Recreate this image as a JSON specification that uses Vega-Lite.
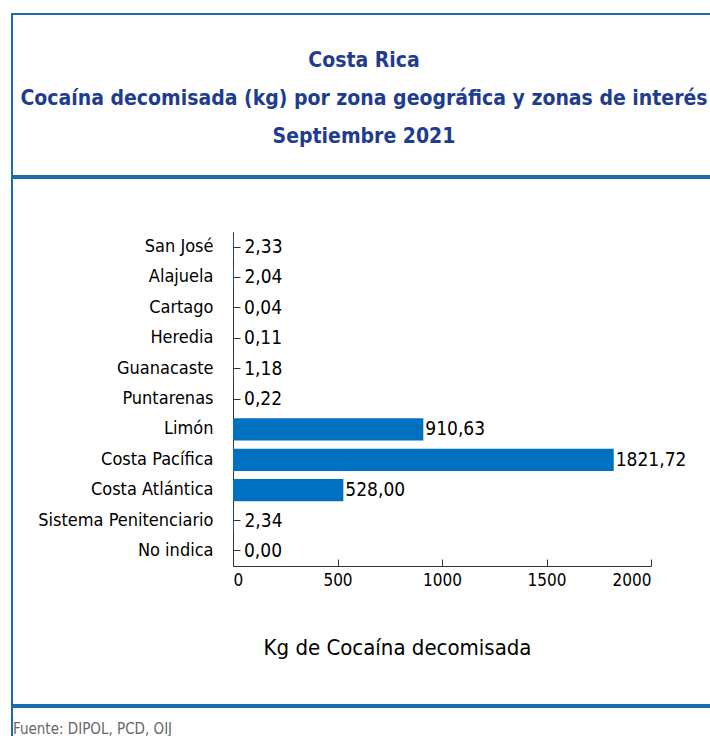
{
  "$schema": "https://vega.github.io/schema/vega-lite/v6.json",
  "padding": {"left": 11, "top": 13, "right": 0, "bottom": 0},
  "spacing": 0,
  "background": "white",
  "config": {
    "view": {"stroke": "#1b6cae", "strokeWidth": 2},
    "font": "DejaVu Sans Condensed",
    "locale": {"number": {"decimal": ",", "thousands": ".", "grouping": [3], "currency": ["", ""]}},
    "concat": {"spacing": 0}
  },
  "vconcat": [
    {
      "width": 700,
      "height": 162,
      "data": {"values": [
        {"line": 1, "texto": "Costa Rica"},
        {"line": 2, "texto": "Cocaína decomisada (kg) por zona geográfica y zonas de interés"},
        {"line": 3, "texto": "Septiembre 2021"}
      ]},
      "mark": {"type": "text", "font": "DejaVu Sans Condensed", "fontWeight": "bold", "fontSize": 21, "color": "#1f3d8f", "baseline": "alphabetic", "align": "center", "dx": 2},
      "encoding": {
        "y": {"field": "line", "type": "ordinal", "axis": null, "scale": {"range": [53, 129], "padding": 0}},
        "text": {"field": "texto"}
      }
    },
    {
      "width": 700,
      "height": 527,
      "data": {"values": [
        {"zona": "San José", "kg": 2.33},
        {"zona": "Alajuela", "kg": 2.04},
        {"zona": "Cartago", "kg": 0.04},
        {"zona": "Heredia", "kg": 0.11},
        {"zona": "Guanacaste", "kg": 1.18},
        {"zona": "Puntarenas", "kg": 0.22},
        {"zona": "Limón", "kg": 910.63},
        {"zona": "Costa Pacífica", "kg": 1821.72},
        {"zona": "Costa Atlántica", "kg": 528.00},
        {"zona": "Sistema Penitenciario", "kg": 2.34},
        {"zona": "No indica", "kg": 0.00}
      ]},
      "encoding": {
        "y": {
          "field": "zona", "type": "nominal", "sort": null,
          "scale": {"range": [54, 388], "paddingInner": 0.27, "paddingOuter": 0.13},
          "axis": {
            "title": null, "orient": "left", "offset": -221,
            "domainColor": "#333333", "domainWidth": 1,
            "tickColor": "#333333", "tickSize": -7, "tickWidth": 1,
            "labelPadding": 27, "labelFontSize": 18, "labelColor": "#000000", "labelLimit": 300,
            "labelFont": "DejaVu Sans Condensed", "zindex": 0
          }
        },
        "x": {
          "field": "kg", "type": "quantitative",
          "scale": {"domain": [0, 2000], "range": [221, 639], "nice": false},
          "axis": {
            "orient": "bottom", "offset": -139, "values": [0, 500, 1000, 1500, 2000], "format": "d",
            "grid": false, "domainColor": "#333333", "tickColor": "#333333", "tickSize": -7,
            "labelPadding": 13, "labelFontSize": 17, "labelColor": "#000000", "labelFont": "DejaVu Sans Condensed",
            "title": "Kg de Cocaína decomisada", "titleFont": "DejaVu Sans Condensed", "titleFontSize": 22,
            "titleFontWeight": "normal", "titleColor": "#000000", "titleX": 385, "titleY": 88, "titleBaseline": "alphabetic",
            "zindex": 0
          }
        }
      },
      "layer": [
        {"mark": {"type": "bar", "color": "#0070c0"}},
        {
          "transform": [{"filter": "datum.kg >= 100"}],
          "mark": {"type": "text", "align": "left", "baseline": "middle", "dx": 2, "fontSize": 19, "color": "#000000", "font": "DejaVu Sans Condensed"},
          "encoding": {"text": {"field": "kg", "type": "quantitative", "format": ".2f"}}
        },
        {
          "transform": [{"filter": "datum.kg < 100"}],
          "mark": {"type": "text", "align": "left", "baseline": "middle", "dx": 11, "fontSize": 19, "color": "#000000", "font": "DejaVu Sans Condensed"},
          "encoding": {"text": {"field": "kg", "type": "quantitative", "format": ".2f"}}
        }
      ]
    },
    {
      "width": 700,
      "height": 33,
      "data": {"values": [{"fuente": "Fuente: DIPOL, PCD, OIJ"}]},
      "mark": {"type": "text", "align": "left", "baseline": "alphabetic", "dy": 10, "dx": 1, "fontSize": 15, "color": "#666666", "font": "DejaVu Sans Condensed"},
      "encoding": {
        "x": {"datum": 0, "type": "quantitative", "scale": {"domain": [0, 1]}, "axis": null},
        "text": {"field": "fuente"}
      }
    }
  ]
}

====================

Please set down each line of the data above exactly as written, without the pictures.

:: REPLY TO THE TASK ::
Recreate this image as a JSON specification that uses Vega-Lite.
{
  "$schema": "https://vega.github.io/schema/vega-lite/v6.json",
  "padding": {"left": 11, "top": 13, "right": 0, "bottom": 0},
  "spacing": 0,
  "background": "white",
  "config": {
    "view": {"stroke": "#1b6cae", "strokeWidth": 2},
    "font": "DejaVu Sans Condensed",
    "locale": {"number": {"decimal": ",", "thousands": ".", "grouping": [3], "currency": ["", ""]}},
    "concat": {"spacing": 0}
  },
  "vconcat": [
    {
      "width": 700,
      "height": 162,
      "data": {"values": [
        {"line": 1, "texto": "Costa Rica"},
        {"line": 2, "texto": "Cocaína decomisada (kg) por zona geográfica y zonas de interés"},
        {"line": 3, "texto": "Septiembre 2021"}
      ]},
      "mark": {"type": "text", "font": "DejaVu Sans Condensed", "fontWeight": "bold", "fontSize": 21, "color": "#1f3d8f", "baseline": "alphabetic", "align": "center", "dx": 2},
      "encoding": {
        "y": {"field": "line", "type": "ordinal", "axis": null, "scale": {"range": [53, 129], "padding": 0}},
        "text": {"field": "texto"}
      }
    },
    {
      "width": 700,
      "height": 527,
      "data": {"values": [
        {"zona": "San José", "kg": 2.33},
        {"zona": "Alajuela", "kg": 2.04},
        {"zona": "Cartago", "kg": 0.04},
        {"zona": "Heredia", "kg": 0.11},
        {"zona": "Guanacaste", "kg": 1.18},
        {"zona": "Puntarenas", "kg": 0.22},
        {"zona": "Limón", "kg": 910.63},
        {"zona": "Costa Pacífica", "kg": 1821.72},
        {"zona": "Costa Atlántica", "kg": 528.00},
        {"zona": "Sistema Penitenciario", "kg": 2.34},
        {"zona": "No indica", "kg": 0.00}
      ]},
      "encoding": {
        "y": {
          "field": "zona", "type": "nominal", "sort": null,
          "scale": {"range": [54, 388], "paddingInner": 0.27, "paddingOuter": 0.13},
          "axis": {
            "title": null, "orient": "left", "offset": -221,
            "domainColor": "#333333", "domainWidth": 1,
            "tickColor": "#333333", "tickSize": -7, "tickWidth": 1,
            "labelPadding": 27, "labelFontSize": 18, "labelColor": "#000000", "labelLimit": 300,
            "labelFont": "DejaVu Sans Condensed", "zindex": 0
          }
        },
        "x": {
          "field": "kg", "type": "quantitative",
          "scale": {"domain": [0, 2000], "range": [221, 639], "nice": false},
          "axis": {
            "orient": "bottom", "offset": -139, "values": [0, 500, 1000, 1500, 2000], "format": "d",
            "grid": false, "domainColor": "#333333", "tickColor": "#333333", "tickSize": -7,
            "labelPadding": 13, "labelFontSize": 17, "labelColor": "#000000", "labelFont": "DejaVu Sans Condensed",
            "title": "Kg de Cocaína decomisada", "titleFont": "DejaVu Sans Condensed", "titleFontSize": 22,
            "titleFontWeight": "normal", "titleColor": "#000000", "titleX": 385, "titleY": 88, "titleBaseline": "alphabetic",
            "zindex": 0
          }
        }
      },
      "layer": [
        {"mark": {"type": "bar", "color": "#0070c0"}},
        {
          "transform": [{"filter": "datum.kg >= 100"}],
          "mark": {"type": "text", "align": "left", "baseline": "middle", "dx": 2, "fontSize": 19, "color": "#000000", "font": "DejaVu Sans Condensed"},
          "encoding": {"text": {"field": "kg", "type": "quantitative", "format": ".2f"}}
        },
        {
          "transform": [{"filter": "datum.kg < 100"}],
          "mark": {"type": "text", "align": "left", "baseline": "middle", "dx": 11, "fontSize": 19, "color": "#000000", "font": "DejaVu Sans Condensed"},
          "encoding": {"text": {"field": "kg", "type": "quantitative", "format": ".2f"}}
        }
      ]
    },
    {
      "width": 700,
      "height": 33,
      "data": {"values": [{"fuente": "Fuente: DIPOL, PCD, OIJ"}]},
      "mark": {"type": "text", "align": "left", "baseline": "alphabetic", "dy": 10, "dx": 1, "fontSize": 15, "color": "#666666", "font": "DejaVu Sans Condensed"},
      "encoding": {
        "x": {"datum": 0, "type": "quantitative", "scale": {"domain": [0, 1]}, "axis": null},
        "text": {"field": "fuente"}
      }
    }
  ]
}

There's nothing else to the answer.